The past 15 years has been a period of historic economic growth in that country – however, as usual, it has had its costs. The Sunday Independent recently reported that the ‘Celtic Tiger’ economy was built not on an increase in productivity, but in an unparalleled expansion of the workforce. Mum got a job. Mum getting a job means she spends less time at home. Families become dislocated and rudderless. The divorce rate increases. Drug and alcohol abuse increases. Families buckle under the sometimes irresistible pressure to consume. Basic goods do not drop in price – mysteriously, they become more expensive, as the commercial need shifts from having to satisfy customers to satisfying shareholders. The bulk of shareholders are institutions, massive financial webs investing money in each other. The managers of the institutions become narrower in their outlook, themselves becoming an elite, appointing each other to their executive remuneration committees, writing each others’ pay checks with other people’s money, leading to the inevitable consequence of a free trade economy, now rearing its head on the Emerald Isle as it has done on the UK and most certainly in the USA – a growing gap between the rich and poor.

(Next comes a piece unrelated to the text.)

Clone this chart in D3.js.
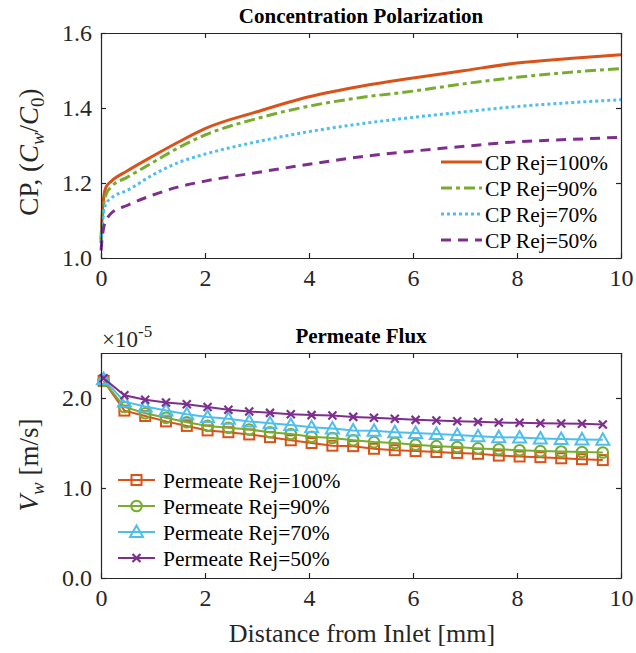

Free trade has produced an economic environment where the fate of the dollar is no longer in American hands. If there is any kind of economic slowdown in the coastal zone of China, America is going to suffer. The UK is a basket case – the kind of free trade advocated by people like Digby Jones is going to kill my country stone dead. There is still hope for America. The folks whose ancestors wrote ‘We, the People’ spoke last week, letting the Democrat elites know how they feel about their crackpot social opinions. Instead, they gave their vote to a Republican elite intent on waging wars of aggression, and which values consumption as the standard of peace. Let your Congressman know – if you want to withdraw from the WTO, write them. If you want a tax on outsourced goods, write them. If you want to see the IRS abolished and replaced with a tariff, write them. If you hear the argument made that Americans will lose jobs insourced from abroad if a tariff is introduced, then write them to tell them that those insourced jobs will be replaced with American generated jobs in a matter of weeks. If you hear the argument that outsourcing leads to job creation, write your Congressman to tell them that it also diminishes the tax base, removes resources for programs like the Marines, and diminishes the country’s capital base by making it harder to save money and pay mortgages.
Like I said, this is kill or cure. The cure would be tough, sure, but the alternative is too dreadful to contemplate – do the Republicans really want to turn the United States into a continent sized replica of the City of Glasgow?